**BRIEF**
Transcribe all the entries word for word, skipping the pictures.
-- START OF STORED ROWS --
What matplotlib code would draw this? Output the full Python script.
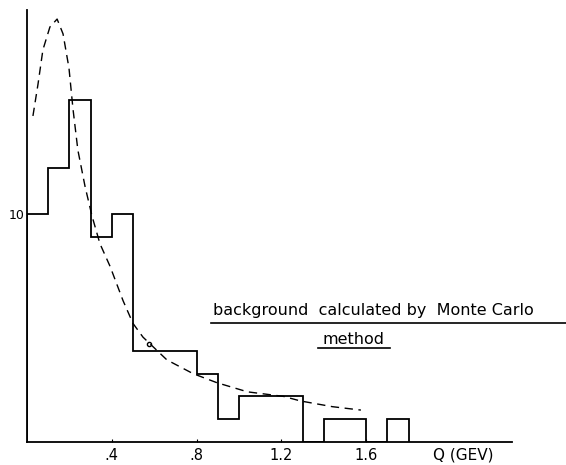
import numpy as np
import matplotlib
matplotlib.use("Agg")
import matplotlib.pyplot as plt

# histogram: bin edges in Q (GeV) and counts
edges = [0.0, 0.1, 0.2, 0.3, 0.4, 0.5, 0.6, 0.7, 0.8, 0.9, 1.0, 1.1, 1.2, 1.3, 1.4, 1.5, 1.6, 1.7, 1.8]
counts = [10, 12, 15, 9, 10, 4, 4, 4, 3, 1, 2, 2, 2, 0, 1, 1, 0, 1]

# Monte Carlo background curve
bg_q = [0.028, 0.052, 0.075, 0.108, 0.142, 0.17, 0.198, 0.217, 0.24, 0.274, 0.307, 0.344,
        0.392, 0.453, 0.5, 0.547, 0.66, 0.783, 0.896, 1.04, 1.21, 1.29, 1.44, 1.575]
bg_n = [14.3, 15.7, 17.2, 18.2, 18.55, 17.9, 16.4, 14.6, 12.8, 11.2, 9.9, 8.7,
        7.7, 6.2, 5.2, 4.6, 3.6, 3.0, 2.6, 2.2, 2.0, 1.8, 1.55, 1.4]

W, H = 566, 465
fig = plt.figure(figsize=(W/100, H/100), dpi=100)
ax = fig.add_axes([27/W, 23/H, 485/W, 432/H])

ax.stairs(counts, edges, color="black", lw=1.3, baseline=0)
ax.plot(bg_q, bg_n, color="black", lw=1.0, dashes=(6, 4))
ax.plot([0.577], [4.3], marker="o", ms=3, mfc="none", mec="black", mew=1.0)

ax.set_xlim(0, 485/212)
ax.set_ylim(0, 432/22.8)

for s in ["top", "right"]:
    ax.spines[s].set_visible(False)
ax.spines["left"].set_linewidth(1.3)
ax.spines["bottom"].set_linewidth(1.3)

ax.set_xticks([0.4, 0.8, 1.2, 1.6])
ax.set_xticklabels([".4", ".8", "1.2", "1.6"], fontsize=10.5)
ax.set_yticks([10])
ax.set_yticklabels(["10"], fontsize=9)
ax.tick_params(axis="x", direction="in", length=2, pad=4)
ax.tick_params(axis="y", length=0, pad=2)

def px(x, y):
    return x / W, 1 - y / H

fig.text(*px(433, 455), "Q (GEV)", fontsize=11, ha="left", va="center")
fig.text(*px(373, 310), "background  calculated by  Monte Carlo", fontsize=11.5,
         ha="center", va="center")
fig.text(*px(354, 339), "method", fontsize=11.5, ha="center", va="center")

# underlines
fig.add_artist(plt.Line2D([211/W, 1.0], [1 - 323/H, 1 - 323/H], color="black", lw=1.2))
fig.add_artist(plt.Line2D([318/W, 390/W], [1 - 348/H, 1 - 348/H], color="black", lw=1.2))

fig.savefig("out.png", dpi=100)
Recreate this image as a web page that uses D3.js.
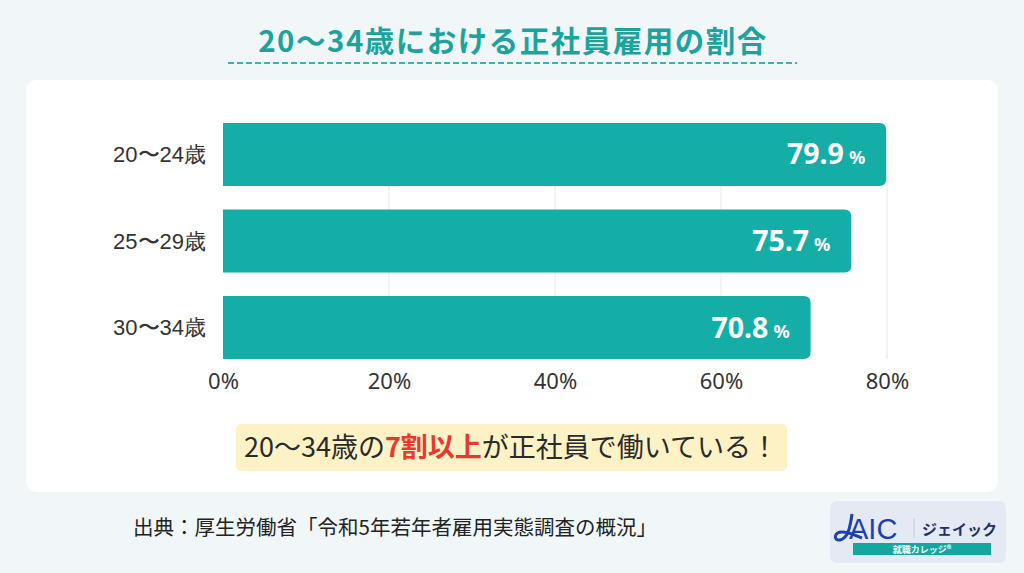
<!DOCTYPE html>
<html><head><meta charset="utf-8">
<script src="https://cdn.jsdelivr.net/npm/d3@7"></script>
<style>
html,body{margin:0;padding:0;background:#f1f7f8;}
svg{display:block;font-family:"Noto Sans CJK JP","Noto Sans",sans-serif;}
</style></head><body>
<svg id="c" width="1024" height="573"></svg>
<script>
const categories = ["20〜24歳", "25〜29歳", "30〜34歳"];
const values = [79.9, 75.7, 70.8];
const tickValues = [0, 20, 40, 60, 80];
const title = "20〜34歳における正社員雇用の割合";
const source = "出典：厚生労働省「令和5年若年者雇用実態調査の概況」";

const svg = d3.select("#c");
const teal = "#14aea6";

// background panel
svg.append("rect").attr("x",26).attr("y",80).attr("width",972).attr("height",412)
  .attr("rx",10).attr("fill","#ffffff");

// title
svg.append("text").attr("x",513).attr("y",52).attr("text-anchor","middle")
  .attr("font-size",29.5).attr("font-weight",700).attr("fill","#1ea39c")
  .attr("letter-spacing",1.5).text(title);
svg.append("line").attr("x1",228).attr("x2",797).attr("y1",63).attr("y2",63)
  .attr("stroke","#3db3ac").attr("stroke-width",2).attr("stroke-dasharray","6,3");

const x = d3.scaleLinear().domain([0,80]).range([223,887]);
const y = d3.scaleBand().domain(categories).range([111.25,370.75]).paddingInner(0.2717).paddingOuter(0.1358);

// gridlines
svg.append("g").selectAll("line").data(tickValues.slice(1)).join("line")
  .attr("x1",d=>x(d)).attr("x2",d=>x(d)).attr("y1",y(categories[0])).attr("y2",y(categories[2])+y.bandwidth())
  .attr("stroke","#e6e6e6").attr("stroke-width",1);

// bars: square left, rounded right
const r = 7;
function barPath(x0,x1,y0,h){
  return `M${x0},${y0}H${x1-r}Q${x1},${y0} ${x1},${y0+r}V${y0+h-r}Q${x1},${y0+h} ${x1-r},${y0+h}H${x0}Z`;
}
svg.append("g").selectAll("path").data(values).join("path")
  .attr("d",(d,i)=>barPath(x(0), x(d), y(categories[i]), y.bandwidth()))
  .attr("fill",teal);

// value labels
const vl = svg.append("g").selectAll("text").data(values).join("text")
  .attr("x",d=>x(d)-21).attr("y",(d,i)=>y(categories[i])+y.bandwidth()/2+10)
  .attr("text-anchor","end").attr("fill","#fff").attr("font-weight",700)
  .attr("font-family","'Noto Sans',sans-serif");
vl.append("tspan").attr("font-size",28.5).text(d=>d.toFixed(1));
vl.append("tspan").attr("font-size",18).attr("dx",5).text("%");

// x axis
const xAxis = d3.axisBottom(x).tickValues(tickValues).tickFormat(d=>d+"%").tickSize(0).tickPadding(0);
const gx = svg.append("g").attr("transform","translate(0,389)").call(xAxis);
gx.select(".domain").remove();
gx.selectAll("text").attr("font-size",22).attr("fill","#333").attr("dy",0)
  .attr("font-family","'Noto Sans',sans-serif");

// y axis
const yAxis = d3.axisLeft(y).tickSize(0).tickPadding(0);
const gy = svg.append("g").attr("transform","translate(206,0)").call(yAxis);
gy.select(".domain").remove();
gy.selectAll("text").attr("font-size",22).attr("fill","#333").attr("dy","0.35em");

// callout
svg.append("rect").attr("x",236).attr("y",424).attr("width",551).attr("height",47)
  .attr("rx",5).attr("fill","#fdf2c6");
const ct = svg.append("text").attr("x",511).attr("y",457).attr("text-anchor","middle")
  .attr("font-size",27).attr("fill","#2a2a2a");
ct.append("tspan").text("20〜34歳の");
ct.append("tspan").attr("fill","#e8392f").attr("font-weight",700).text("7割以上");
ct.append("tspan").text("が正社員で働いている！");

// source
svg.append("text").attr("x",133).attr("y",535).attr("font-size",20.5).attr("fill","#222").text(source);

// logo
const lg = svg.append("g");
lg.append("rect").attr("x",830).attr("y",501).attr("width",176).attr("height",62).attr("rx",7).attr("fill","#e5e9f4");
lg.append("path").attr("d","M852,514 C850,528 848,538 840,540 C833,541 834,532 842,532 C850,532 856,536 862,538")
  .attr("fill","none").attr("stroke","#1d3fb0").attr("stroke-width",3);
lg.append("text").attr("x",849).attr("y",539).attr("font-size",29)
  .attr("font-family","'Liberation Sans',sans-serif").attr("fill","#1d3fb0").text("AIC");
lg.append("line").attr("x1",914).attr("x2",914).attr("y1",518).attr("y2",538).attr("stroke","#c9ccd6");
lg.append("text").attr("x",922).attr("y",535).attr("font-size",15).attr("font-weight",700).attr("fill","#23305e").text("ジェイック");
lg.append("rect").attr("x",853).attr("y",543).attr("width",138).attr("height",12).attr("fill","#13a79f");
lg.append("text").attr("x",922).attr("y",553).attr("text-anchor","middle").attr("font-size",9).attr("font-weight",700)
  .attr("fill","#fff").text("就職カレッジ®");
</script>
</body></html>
-- END OF STORED ROWS --
**OUTPUT FOR THIS TASK**
What matplotlib code would draw this? Output the full Python script.
import numpy as np
import matplotlib
matplotlib.use("Agg")
import matplotlib.pyplot as plt

# histogram: bin edges in Q (GeV) and counts
edges = [0.0, 0.1, 0.2, 0.3, 0.4, 0.5, 0.6, 0.7, 0.8, 0.9, 1.0, 1.1, 1.2, 1.3, 1.4, 1.5, 1.6, 1.7, 1.8]
counts = [10, 12, 15, 9, 10, 4, 4, 4, 3, 1, 2, 2, 2, 0, 1, 1, 0, 1]

# Monte Carlo background curve
bg_q = [0.028, 0.052, 0.075, 0.108, 0.142, 0.17, 0.198, 0.217, 0.24, 0.274, 0.307, 0.344,
        0.392, 0.453, 0.5, 0.547, 0.66, 0.783, 0.896, 1.04, 1.21, 1.29, 1.44, 1.575]
bg_n = [14.3, 15.7, 17.2, 18.2, 18.55, 17.9, 16.4, 14.6, 12.8, 11.2, 9.9, 8.7,
        7.7, 6.2, 5.2, 4.6, 3.6, 3.0, 2.6, 2.2, 2.0, 1.8, 1.55, 1.4]

W, H = 566, 465
fig = plt.figure(figsize=(W/100, H/100), dpi=100)
ax = fig.add_axes([27/W, 23/H, 485/W, 432/H])

ax.stairs(counts, edges, color="black", lw=1.3, baseline=0)
ax.plot(bg_q, bg_n, color="black", lw=1.0, dashes=(6, 4))
ax.plot([0.577], [4.3], marker="o", ms=3, mfc="none", mec="black", mew=1.0)

ax.set_xlim(0, 485/212)
ax.set_ylim(0, 432/22.8)

for s in ["top", "right"]:
    ax.spines[s].set_visible(False)
ax.spines["left"].set_linewidth(1.3)
ax.spines["bottom"].set_linewidth(1.3)

ax.set_xticks([0.4, 0.8, 1.2, 1.6])
ax.set_xticklabels([".4", ".8", "1.2", "1.6"], fontsize=10.5)
ax.set_yticks([10])
ax.set_yticklabels(["10"], fontsize=9)
ax.tick_params(axis="x", direction="in", length=2, pad=4)
ax.tick_params(axis="y", length=0, pad=2)

def px(x, y):
    return x / W, 1 - y / H

fig.text(*px(433, 455), "Q (GEV)", fontsize=11, ha="left", va="center")
fig.text(*px(373, 310), "background  calculated by  Monte Carlo", fontsize=11.5,
         ha="center", va="center")
fig.text(*px(354, 339), "method", fontsize=11.5, ha="center", va="center")

# underlines
fig.add_artist(plt.Line2D([211/W, 1.0], [1 - 323/H, 1 - 323/H], color="black", lw=1.2))
fig.add_artist(plt.Line2D([318/W, 390/W], [1 - 348/H, 1 - 348/H], color="black", lw=1.2))

fig.savefig("out.png", dpi=100)
Recreate this image as a web page that uses D3.js.
<!DOCTYPE html>
<html><head><meta charset="utf-8">
<script src="https://cdn.jsdelivr.net/npm/d3@7"></script>
<style>
html,body{margin:0;padding:0;background:#f1f7f8;}
svg{display:block;font-family:"Noto Sans CJK JP","Noto Sans",sans-serif;}
</style></head><body>
<svg id="c" width="1024" height="573"></svg>
<script>
const categories = ["20〜24歳", "25〜29歳", "30〜34歳"];
const values = [79.9, 75.7, 70.8];
const tickValues = [0, 20, 40, 60, 80];
const title = "20〜34歳における正社員雇用の割合";
const source = "出典：厚生労働省「令和5年若年者雇用実態調査の概況」";

const svg = d3.select("#c");
const teal = "#14aea6";

// background panel
svg.append("rect").attr("x",26).attr("y",80).attr("width",972).attr("height",412)
  .attr("rx",10).attr("fill","#ffffff");

// title
svg.append("text").attr("x",513).attr("y",52).attr("text-anchor","middle")
  .attr("font-size",29.5).attr("font-weight",700).attr("fill","#1ea39c")
  .attr("letter-spacing",1.5).text(title);
svg.append("line").attr("x1",228).attr("x2",797).attr("y1",63).attr("y2",63)
  .attr("stroke","#3db3ac").attr("stroke-width",2).attr("stroke-dasharray","6,3");

const x = d3.scaleLinear().domain([0,80]).range([223,887]);
const y = d3.scaleBand().domain(categories).range([111.25,370.75]).paddingInner(0.2717).paddingOuter(0.1358);

// gridlines
svg.append("g").selectAll("line").data(tickValues.slice(1)).join("line")
  .attr("x1",d=>x(d)).attr("x2",d=>x(d)).attr("y1",y(categories[0])).attr("y2",y(categories[2])+y.bandwidth())
  .attr("stroke","#e6e6e6").attr("stroke-width",1);

// bars: square left, rounded right
const r = 7;
function barPath(x0,x1,y0,h){
  return `M${x0},${y0}H${x1-r}Q${x1},${y0} ${x1},${y0+r}V${y0+h-r}Q${x1},${y0+h} ${x1-r},${y0+h}H${x0}Z`;
}
svg.append("g").selectAll("path").data(values).join("path")
  .attr("d",(d,i)=>barPath(x(0), x(d), y(categories[i]), y.bandwidth()))
  .attr("fill",teal);

// value labels
const vl = svg.append("g").selectAll("text").data(values).join("text")
  .attr("x",d=>x(d)-21).attr("y",(d,i)=>y(categories[i])+y.bandwidth()/2+10)
  .attr("text-anchor","end").attr("fill","#fff").attr("font-weight",700)
  .attr("font-family","'Noto Sans',sans-serif");
vl.append("tspan").attr("font-size",28.5).text(d=>d.toFixed(1));
vl.append("tspan").attr("font-size",18).attr("dx",5).text("%");

// x axis
const xAxis = d3.axisBottom(x).tickValues(tickValues).tickFormat(d=>d+"%").tickSize(0).tickPadding(0);
const gx = svg.append("g").attr("transform","translate(0,389)").call(xAxis);
gx.select(".domain").remove();
gx.selectAll("text").attr("font-size",22).attr("fill","#333").attr("dy",0)
  .attr("font-family","'Noto Sans',sans-serif");

// y axis
const yAxis = d3.axisLeft(y).tickSize(0).tickPadding(0);
const gy = svg.append("g").attr("transform","translate(206,0)").call(yAxis);
gy.select(".domain").remove();
gy.selectAll("text").attr("font-size",22).attr("fill","#333").attr("dy","0.35em");

// callout
svg.append("rect").attr("x",236).attr("y",424).attr("width",551).attr("height",47)
  .attr("rx",5).attr("fill","#fdf2c6");
const ct = svg.append("text").attr("x",511).attr("y",457).attr("text-anchor","middle")
  .attr("font-size",27).attr("fill","#2a2a2a");
ct.append("tspan").text("20〜34歳の");
ct.append("tspan").attr("fill","#e8392f").attr("font-weight",700).text("7割以上");
ct.append("tspan").text("が正社員で働いている！");

// source
svg.append("text").attr("x",133).attr("y",535).attr("font-size",20.5).attr("fill","#222").text(source);

// logo
const lg = svg.append("g");
lg.append("rect").attr("x",830).attr("y",501).attr("width",176).attr("height",62).attr("rx",7).attr("fill","#e5e9f4");
lg.append("path").attr("d","M852,514 C850,528 848,538 840,540 C833,541 834,532 842,532 C850,532 856,536 862,538")
  .attr("fill","none").attr("stroke","#1d3fb0").attr("stroke-width",3);
lg.append("text").attr("x",849).attr("y",539).attr("font-size",29)
  .attr("font-family","'Liberation Sans',sans-serif").attr("fill","#1d3fb0").text("AIC");
lg.append("line").attr("x1",914).attr("x2",914).attr("y1",518).attr("y2",538).attr("stroke","#c9ccd6");
lg.append("text").attr("x",922).attr("y",535).attr("font-size",15).attr("font-weight",700).attr("fill","#23305e").text("ジェイック");
lg.append("rect").attr("x",853).attr("y",543).attr("width",138).attr("height",12).attr("fill","#13a79f");
lg.append("text").attr("x",922).attr("y",553).attr("text-anchor","middle").attr("font-size",9).attr("font-weight",700)
  .attr("fill","#fff").text("就職カレッジ®");
</script>
</body></html>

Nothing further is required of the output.